No, I do not. Nor do I know how much fun it is putting my head in a wood chipper. Some pleasures must be imagined, not experienced.
"What do you do during Spring Training?" I ask.
"Contracts," Pam says. "Tons, and tons, of contracts. I am the chief paper pusher down there. I also give the annual "Life in Baseball" lecture to the new players. It is nuts-and-bolts stuff about pro baseball. Of course, there are 40 or so young guys and all they want to do is horse around. One year, to get their attention, one of the trainers introduced me and said, ‘Don't piss her off or your paycheck will end up in Botswana.'
"That still makes me laugh even though, to date, no paycheck has ever ended up in Botswana."

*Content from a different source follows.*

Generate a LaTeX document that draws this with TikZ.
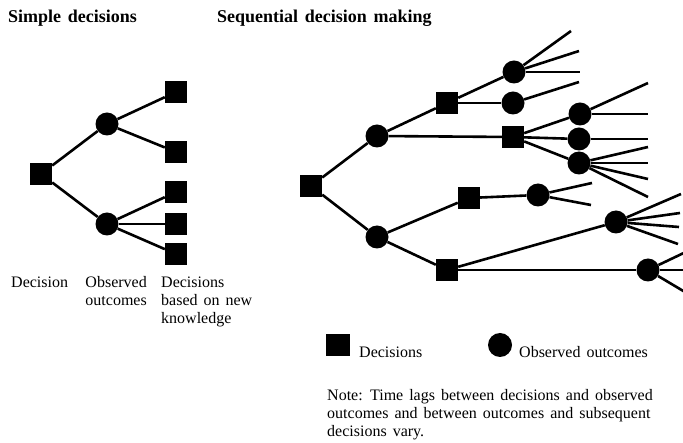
\documentclass[tikz,border=0pt]{standalone}
\usepackage{fontspec}
\setmainfont{Liberation Serif}[WordSpace=1.5]
\begin{document}
\begin{tikzpicture}[x=1pt,y=-1pt,
  dec/.style={rectangle,fill=black,draw=none,minimum size=22pt,inner sep=0pt},
  obs/.style={circle,fill=black,draw=none,minimum size=23pt,inner sep=0pt},
  link/.style={line width=2.6pt},
  lbl/.style={font=\fontsize{16}{18}\selectfont,inner sep=0pt,anchor=base west},
  lblr/.style={lbl,anchor=base east},
  ttl/.style={font=\fontsize{18}{20}\selectfont\bfseries,inner sep=0pt,anchor=base west}]
\useasboundingbox (0,0) rectangle (683,443);
\begin{scope}
\clip (0,0) rectangle (683,443);

% titles
\node[ttl] (t1) at (8,23) {Simple decisions};
\node[ttl] (t2) at (217,23) {Sequential decision making};

% ---- simple decision tree ----
\node[dec] (s0) at (41,174) {};
\node[obs] (s1) at (107,124) {};
\node[obs] (s2) at (107,224) {};
\node[dec] (s3) at (176,92) {};
\node[dec] (s4) at (176,152) {};
\node[dec] (s5) at (176,192) {};
\node[dec] (s6) at (176,224) {};
\node[dec] (s7) at (176,254) {};
\draw[link] (s0) -- (s1);
\draw[link] (s0) -- (s2);
\draw[link] (s1) -- (s3);
\draw[link] (s1) -- (s4);
\draw[link] (s2) -- (s5);
\draw[link] (s2) -- (s6);
\draw[link] (s2) -- (s7);

\node[lbl] (c1) at (11,288) {Decision};
\node[lblr] (c2a) at (147,288) {Observed};
\node[lblr] (c2b) at (147,306) {outcomes};
\node[lbl] (c3a) at (161,288) {Decisions};
\node[lbl] (c3b) at (161,306) {based on new};
\node[lbl] (c3c) at (161,324) {knowledge};

% ---- sequential decision tree ----
\node[dec] (r0) at (311,186) {};
\node[obs] (a) at (377,136) {};
\node[obs] (b) at (377,237) {};
\node[dec] (c) at (447,103) {};
\node[dec] (d) at (513,137) {};
\node[dec] (e) at (469,198) {};
\node[dec] (f) at (447,270) {};
\node[obs] (g) at (514,72) {};
\node[obs] (h) at (513,103) {};
\node[obs] (i) at (580,114) {};
\node[obs] (j) at (579,139) {};
\node[obs] (k) at (579,163) {};
\node[obs] (l) at (538,195) {};
\node[obs] (m) at (616,222) {};
\node[obs] (n) at (648,270) {};

\draw[link] (r0) -- (a);
\draw[link] (r0) -- (b);
\draw[link] (a) -- (c);
\draw[link] (a) -- (d);
\draw[link] (b) -- (e);
\draw[link] (b) -- (f);
\draw[link] (c) -- (g);
\draw[link] (c) -- (h);
\draw[link] (d) -- (i);
\draw[link] (d) -- (j);
\draw[link] (d) -- (k);
\draw[link] (e) -- (l);
\draw[link] (f) -- (m);
\draw[link] (f) -- (n);

% open branches
\coordinate (g1) at (571,31);
\coordinate (g2) at (579,51);
\coordinate (g3) at (580,72);
\coordinate (h1) at (579,82);
\coordinate (i1) at (648,83);
\coordinate (i2) at (648,114);
\coordinate (j1) at (648,139);
\coordinate (k1) at (648,147);
\coordinate (k2) at (648,163);
\coordinate (k3) at (648,179);
\coordinate (k4) at (648,197);
\coordinate (l1) at (592,183);
\coordinate (l2) at (591,205);
\coordinate (m1) at (681,194);
\coordinate (m2) at (680,213);
\coordinate (m3) at (679,227);
\coordinate (m4) at (678,244);
\coordinate (n1) at (690,250);
\coordinate (n2) at (690,270);
\coordinate (n3) at (690,295);
\foreach \p/\q in {g/g1,g/g2,g/g3,h/h1,i/i1,i/i2,j/j1,k/k1,k/k2,k/k3,k/k4,
                   l/l1,l/l2,m/m1,m/m2,m/m3,m/m4,n/n1,n/n2,n/n3}
  \draw[link] (\p) -- (\q);

% legend
\node[dec,minimum width=24pt] (kd) at (338,345) {};
\node[lbl] (kdt) at (359,358) {Decisions};
\node[obs,minimum size=24pt] (ko) at (500,345) {};
\node[lbl] (kot) at (519,358) {Observed outcomes};

% note
\node[lbl] (n1t) at (327,401) {Note: Time lags between decisions and observed};
\node[lbl] (n2t) at (327,419) {outcomes and between outcomes and subsequent};
\node[lbl] (n3t) at (327,437) {decisions vary.};
\end{scope}
\end{tikzpicture}
\end{document}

I smile as Pam shows me her office and the hallowed file cabinets. Her administrative system is "back to the future" for me. This is the way I used to do things in the theater business way back when, manila folders, paper files, 3X5 cards, handwritten notes attached by paper clips and staples. My heart is uplifted simply knowing, in a Google universe, paper still somehow works. In fact, I used the same system for my IRS audit, and I got a $300 refund!
Now I can buy 3/10th's of one share of Google stock.